According to Esri, American consumers, on average, spend close to $431 every month on groceries which equates to an annual grocery bill of $5,174. This number can vary greatly depending on the mouths you have to feed, what you intend to buy and the grocery store you want to buy it from.
Imagine picking up a box of some delicious blueberries only to find that the store is charging an arm and a leg for it. Even worse, how embarrassing must it be to reach the checkout counter only to find your debit card has been declined because the bill exceeds the funds in your bank account? We shudder at the mere thought of such a prospect.
Regardless of your shopping preferences and location, there are several hacks you can try to save some cash with the next time you decide to buy your weekly or monthly groceries. From using coupons strategically to going with the right payment method, here are a few tricks that will slash your grocery bill significantly.
Slow and Steady Wins the Race
While we have all seen consumers spending countless hours in the produce section groping different fruit and vegetable items to find something that is perfectly ripe, it might not hurt to try a different approach next time around. If you instead decide to buy underripe fruit, you could greatly increase its life in your refrigerator, meaning you won't have to go to the store as often as you might think while also reducing the amount of rotten food you have to throw out otherwise.
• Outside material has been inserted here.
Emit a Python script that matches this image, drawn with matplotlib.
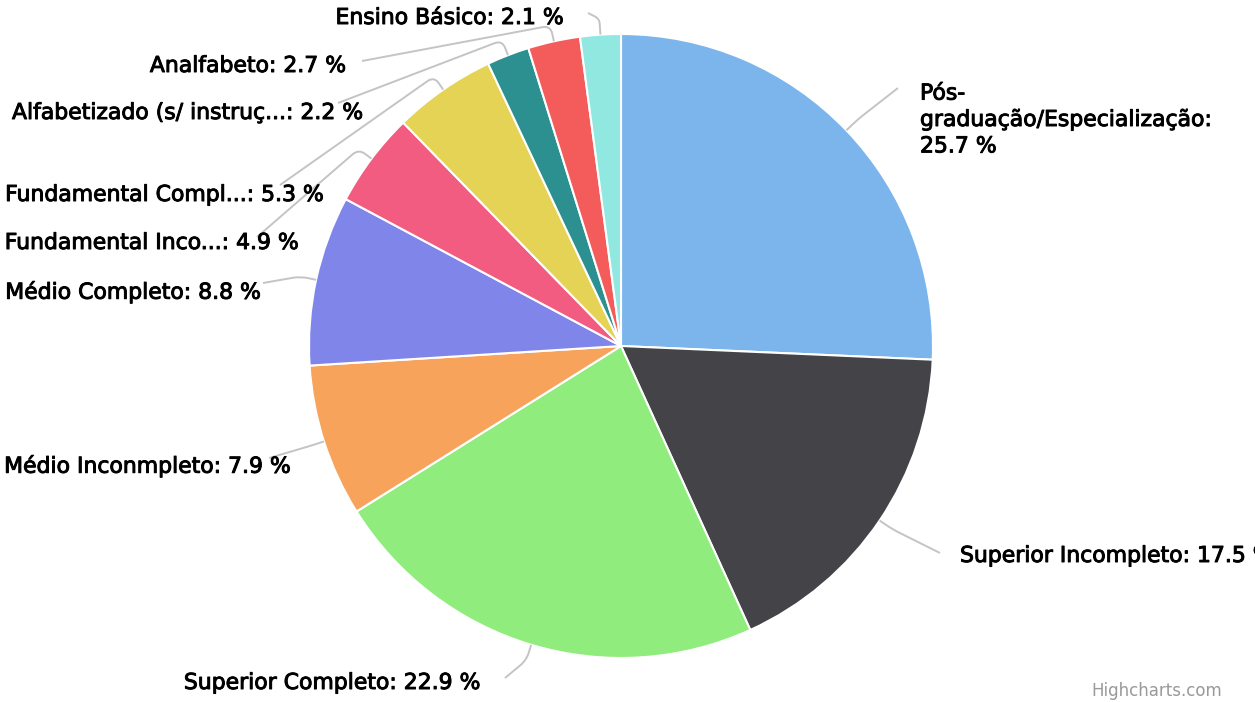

Nowadays, most major grocery stores have a loyalty program wherein they reward returning customers with a points system that can be used for discounts on items purchased. Although most of us decide to skip on getting a free membership card just so we can check out faster, it might be wise to spend a few minutes signing up for the rewards program using a phone number or an email address. It might seem like a chore but trust us, these memberships will result in significant savings in the long run.
Two is Better than One
If you’ve got a roommate in your college dorm or a friend in your neighborhood, it might not be a bad idea to partner up with them the next time you’re on a spending spree at your nearest store. Or better yet, why not even consider going halfsies on items that you don’t consume regularly and end up going bad or getting wasted anyway? This tactic can come in very handy when buying perishable items like fruits, vegetables, etc. This way, you can bulk-buy several different products and enjoy the savings therein while also sharing the bill with your companion.